Of course I saw her cry several times later on—when my father died, when her mother died, during those few years there when it seemed that funerals were the only times the family got together—and it never failed to rattle me. But when she began her descent into Alzheimer’s she didn’t need tears of grief any more, and she seemed to experience sentiment for what may have been the first time. She wept buckets of happy tears when her first grandchild got married, although she had no idea whose wedding it was.

Dementia seemed to make her a slightly happier person, at least for a while. Something in her life had made her build those cold walls around her heart, but I guess whatever it was melted away along with all the neurons. She was happy to see us when we visited, but she promptly forgot that we’d been there. We used to joke that the best visits were those when she needed a bathroom break, because when she came back she was delighted to see us all over again—double credit for the trip!

In the years that followed, our gallows humor gave way to grim reality. Mom was gone in all the ways any parent is eventually gone: we’d sold the house, divided up a lifetime’s worth of memorabilia, and accepted that we were now the adults in the family. But there she was: Gone but not gone. For nearly six years she rarely spoke, barely acknowledged her visitors, and showed no emotion at all. In her final year she was completely bedridden and pretty much unresponsive. The only relief in seeing her like that was that she was so unaware of it all. If you’re going to exist in such a dismal state, best not to know it.

One day I was in the car with my wife and kids and we were right near the nursing home, so I figured we would drop in. It had been a while since I’d taken the girls to see grandma, since they’d stopped bringing her any joy (and because seeing her had started to frighten them). I knew it would be a tough visit for them, but I also knew it would be quick, since she probably wouldn’t even open her eyes. I even thought it would be good for them to see what the end of life looked like. Mom wasn’t in pain, wasn’t unhappy; it was just that her life was over and we were waiting for the end.

But Mom’s eyes were open when we walked into her room, and her face lit up—that brief flash that said she knew she knew us, even if she didn’t quite know who we were. The kids hung back as I launched into my fake-cheery, too-loud greeting: Hi mom, how are you doing today? Look, we brought the girls to see you!

That’s when I saw it. For a long time I’d assumed my dear-god-please-don’t-start-crying facial contortions were mine alone, learned as a way to avoid her contempt. But there they were, as if in the mirror. Eyes filled with grief and hand held to her mouth, she turned her face away to hide the tears that had started falling. I turned to my wife in horror, both of us recognizing my face in hers, both realizing that we were witnessing something far worse than dementia. Living out your final years in a state of oblivion is bad enough—flashes of clarity in which you’re aware of your condition are the stuff of Stephen King movies.

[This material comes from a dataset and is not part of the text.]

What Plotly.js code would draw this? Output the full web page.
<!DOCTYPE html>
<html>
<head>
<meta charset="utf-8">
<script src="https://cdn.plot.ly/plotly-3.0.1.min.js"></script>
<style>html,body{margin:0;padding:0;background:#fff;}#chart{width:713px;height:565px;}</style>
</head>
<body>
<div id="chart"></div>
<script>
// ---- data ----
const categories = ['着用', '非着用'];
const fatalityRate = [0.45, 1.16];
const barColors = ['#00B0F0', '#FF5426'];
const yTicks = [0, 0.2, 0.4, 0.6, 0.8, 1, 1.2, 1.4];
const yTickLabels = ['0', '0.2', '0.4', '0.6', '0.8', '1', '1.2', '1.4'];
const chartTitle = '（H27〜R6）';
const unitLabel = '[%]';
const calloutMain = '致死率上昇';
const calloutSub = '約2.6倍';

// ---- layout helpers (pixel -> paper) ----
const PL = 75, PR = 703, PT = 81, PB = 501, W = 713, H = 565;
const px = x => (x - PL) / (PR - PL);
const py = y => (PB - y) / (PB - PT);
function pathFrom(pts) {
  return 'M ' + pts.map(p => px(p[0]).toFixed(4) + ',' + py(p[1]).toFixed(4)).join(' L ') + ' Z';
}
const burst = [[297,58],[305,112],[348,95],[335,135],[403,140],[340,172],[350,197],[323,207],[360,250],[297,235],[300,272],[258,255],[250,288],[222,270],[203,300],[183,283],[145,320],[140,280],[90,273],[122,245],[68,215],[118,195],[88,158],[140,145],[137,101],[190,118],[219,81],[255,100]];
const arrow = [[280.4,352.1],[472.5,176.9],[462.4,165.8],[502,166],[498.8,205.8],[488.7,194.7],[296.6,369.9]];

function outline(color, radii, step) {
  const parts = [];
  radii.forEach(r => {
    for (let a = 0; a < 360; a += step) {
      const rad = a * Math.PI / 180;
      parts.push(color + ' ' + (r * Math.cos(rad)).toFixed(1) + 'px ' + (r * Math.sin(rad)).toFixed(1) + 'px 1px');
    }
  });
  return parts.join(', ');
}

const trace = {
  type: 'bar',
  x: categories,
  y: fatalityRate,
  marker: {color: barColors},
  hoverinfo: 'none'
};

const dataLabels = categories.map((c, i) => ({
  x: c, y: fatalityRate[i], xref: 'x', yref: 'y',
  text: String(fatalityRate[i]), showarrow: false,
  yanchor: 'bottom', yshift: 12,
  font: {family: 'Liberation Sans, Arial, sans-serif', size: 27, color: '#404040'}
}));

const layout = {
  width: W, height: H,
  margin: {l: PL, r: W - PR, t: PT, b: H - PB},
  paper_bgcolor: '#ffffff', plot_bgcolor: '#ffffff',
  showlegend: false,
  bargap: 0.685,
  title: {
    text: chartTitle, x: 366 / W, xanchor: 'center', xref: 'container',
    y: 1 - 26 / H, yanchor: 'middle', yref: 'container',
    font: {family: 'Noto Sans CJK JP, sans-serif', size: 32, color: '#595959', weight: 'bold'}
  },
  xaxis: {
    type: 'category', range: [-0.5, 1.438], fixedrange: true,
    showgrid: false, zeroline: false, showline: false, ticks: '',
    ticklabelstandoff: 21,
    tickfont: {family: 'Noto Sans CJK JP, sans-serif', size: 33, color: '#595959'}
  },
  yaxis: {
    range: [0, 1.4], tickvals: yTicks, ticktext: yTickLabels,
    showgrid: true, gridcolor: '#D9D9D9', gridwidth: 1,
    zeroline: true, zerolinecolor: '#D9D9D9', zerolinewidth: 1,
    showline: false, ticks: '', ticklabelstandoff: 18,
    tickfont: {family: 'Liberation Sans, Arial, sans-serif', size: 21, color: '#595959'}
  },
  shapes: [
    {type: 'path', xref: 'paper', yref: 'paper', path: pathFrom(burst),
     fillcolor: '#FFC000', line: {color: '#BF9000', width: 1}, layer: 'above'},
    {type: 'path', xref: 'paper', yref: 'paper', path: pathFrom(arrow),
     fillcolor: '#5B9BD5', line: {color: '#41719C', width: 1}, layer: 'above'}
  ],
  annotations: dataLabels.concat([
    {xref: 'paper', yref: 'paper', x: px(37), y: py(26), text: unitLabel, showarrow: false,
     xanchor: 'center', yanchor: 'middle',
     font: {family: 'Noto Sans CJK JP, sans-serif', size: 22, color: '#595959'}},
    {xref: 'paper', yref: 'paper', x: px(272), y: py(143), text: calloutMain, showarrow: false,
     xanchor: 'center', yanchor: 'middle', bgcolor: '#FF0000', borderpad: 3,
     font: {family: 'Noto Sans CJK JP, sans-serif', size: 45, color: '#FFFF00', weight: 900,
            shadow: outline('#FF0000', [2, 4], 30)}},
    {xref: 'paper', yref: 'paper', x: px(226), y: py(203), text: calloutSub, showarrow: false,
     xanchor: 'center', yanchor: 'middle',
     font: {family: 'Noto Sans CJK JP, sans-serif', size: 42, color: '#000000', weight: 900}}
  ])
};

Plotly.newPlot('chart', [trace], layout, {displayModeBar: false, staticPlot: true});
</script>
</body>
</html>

I heard my traumatized younger daughter telling a friend about it—so much for my painless end-of-life teaching moment—but it wasn’t in the hushed tones I’d once used about mom’s cemetery breakdown. And the trauma was rightfully about her grandma, not about her mom’s tears. She’s pretty matter-of-fact about that, if a little embarrassed. This is the child who once did a second-grade classroom presentation about The Odd Life of Timothy Green, noting that it had made both of her moms cry like babies—a double outing. Yet neither revelation made us the talk of the town.

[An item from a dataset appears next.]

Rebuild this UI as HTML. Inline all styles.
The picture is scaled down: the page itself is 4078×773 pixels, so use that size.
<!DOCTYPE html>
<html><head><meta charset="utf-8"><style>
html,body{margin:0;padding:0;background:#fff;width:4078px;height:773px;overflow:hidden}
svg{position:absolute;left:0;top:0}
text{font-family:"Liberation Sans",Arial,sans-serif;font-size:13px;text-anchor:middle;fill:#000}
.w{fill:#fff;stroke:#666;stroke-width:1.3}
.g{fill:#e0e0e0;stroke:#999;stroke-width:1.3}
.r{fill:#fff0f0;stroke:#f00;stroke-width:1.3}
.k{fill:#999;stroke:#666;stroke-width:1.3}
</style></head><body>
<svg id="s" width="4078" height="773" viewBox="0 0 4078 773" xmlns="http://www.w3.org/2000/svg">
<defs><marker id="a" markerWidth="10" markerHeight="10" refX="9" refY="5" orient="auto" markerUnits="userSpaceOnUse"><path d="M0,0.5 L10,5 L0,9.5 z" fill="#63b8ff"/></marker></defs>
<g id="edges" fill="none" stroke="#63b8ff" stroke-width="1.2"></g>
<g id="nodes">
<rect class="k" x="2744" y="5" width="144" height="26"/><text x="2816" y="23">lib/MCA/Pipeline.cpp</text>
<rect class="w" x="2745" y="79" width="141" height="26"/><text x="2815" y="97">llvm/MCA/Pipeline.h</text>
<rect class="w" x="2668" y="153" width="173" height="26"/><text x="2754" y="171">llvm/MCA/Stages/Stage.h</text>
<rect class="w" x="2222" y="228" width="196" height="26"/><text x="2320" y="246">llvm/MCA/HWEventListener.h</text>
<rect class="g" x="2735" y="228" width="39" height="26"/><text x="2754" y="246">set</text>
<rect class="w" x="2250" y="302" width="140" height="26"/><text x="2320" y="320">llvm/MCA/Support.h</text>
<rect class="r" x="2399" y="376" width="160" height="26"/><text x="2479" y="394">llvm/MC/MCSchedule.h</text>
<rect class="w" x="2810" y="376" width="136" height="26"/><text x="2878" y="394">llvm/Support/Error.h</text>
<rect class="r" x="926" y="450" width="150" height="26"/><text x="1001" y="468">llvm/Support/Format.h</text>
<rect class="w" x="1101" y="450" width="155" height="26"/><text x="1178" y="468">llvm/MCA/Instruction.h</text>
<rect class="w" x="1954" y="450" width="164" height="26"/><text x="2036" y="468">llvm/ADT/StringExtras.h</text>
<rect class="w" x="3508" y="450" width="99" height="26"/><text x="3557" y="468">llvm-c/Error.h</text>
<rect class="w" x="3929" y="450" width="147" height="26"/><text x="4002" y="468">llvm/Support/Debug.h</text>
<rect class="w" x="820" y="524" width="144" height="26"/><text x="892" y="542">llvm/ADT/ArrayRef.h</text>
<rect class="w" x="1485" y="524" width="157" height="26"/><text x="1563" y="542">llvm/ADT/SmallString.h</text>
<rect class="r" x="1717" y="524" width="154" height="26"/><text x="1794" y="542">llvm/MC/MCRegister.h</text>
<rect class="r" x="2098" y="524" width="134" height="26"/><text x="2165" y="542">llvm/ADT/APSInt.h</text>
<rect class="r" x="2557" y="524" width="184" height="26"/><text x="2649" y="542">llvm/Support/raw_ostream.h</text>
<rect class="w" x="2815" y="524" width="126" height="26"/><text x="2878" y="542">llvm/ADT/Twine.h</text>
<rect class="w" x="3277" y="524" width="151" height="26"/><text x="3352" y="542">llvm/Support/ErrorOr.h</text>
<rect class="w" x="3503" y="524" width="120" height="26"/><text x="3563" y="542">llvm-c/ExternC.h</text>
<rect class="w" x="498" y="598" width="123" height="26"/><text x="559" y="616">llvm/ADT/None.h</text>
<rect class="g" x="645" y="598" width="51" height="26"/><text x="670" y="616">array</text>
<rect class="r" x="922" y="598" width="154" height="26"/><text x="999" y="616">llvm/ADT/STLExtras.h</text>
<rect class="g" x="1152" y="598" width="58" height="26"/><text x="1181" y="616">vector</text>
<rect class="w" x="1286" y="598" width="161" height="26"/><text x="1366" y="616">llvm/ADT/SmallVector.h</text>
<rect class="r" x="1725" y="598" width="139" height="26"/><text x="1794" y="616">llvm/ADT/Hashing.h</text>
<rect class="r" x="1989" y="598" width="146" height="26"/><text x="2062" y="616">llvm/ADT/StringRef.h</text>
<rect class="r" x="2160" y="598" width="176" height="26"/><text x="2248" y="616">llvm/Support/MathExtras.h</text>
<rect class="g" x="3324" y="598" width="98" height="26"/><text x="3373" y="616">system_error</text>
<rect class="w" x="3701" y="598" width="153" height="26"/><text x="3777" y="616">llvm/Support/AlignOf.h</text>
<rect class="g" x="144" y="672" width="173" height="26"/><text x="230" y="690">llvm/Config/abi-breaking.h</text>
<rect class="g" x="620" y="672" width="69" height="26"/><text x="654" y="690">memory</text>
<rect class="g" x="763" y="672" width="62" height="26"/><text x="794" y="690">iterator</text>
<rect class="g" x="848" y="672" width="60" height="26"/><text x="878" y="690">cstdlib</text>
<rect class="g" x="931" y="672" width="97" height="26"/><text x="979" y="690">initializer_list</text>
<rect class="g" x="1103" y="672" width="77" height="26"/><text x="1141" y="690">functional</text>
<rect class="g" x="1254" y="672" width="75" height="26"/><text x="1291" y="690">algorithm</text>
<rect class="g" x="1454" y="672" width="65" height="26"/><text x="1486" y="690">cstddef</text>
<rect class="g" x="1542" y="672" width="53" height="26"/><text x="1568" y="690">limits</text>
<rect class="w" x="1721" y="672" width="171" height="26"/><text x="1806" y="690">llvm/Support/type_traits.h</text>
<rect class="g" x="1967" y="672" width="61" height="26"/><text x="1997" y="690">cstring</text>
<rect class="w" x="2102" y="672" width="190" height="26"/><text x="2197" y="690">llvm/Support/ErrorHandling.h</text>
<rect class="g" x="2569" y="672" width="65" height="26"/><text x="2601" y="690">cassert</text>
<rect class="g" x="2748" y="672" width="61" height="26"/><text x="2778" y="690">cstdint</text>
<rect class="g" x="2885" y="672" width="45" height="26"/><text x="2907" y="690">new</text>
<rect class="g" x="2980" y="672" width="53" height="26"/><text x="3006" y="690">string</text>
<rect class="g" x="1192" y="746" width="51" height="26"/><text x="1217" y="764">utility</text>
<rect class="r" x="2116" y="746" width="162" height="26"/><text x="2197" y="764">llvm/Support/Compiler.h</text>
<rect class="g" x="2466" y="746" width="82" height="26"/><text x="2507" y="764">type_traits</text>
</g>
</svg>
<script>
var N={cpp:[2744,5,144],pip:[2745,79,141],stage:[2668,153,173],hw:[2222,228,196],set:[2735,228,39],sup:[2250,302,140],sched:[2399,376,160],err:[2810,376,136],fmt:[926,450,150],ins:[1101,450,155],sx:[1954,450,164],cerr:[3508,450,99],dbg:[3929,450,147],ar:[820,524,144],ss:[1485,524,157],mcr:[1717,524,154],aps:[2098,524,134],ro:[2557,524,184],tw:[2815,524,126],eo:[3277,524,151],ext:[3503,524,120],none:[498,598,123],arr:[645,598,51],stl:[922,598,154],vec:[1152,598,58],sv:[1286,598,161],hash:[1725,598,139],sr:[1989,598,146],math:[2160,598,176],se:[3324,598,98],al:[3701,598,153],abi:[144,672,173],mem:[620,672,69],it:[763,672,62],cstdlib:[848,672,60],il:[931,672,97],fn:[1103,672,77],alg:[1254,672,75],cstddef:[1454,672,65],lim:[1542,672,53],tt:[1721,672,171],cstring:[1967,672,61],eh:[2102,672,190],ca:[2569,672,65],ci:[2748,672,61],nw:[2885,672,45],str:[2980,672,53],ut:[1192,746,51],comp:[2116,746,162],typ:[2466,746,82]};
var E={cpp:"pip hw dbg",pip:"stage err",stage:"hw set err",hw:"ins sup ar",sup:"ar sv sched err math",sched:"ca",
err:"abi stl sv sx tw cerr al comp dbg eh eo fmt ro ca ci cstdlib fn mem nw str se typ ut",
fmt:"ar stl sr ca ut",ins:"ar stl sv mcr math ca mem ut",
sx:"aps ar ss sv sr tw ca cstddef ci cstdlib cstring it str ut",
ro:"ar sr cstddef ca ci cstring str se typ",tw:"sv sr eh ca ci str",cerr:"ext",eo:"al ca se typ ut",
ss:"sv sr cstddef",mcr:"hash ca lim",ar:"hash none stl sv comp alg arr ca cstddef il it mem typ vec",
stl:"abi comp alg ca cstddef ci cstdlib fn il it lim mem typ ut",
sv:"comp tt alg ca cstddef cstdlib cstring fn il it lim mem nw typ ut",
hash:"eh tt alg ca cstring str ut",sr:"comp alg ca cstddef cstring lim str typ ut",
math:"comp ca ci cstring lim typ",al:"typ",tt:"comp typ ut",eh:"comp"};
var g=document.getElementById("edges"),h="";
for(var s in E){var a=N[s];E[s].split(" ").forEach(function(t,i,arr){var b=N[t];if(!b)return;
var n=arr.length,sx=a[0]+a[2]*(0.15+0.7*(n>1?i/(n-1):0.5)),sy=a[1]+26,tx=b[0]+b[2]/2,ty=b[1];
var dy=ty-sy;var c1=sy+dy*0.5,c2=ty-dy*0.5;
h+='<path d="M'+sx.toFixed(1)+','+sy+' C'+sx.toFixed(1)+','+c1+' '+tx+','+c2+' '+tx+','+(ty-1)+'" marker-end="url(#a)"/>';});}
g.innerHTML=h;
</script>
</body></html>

Which gives me hope, in spite of the horror. If my kids can speak candidly about grief, and shed their own tears openly and easily (which heaven knows they do), I call that progress. Both of them were adopted, so if the facial contortions are genetic they’ll be spared those too. Maybe someday when they’re a bit older we’ll watch Ghost together and I’ll get them to work on that single-tear thing. Because damn, that’s pretty.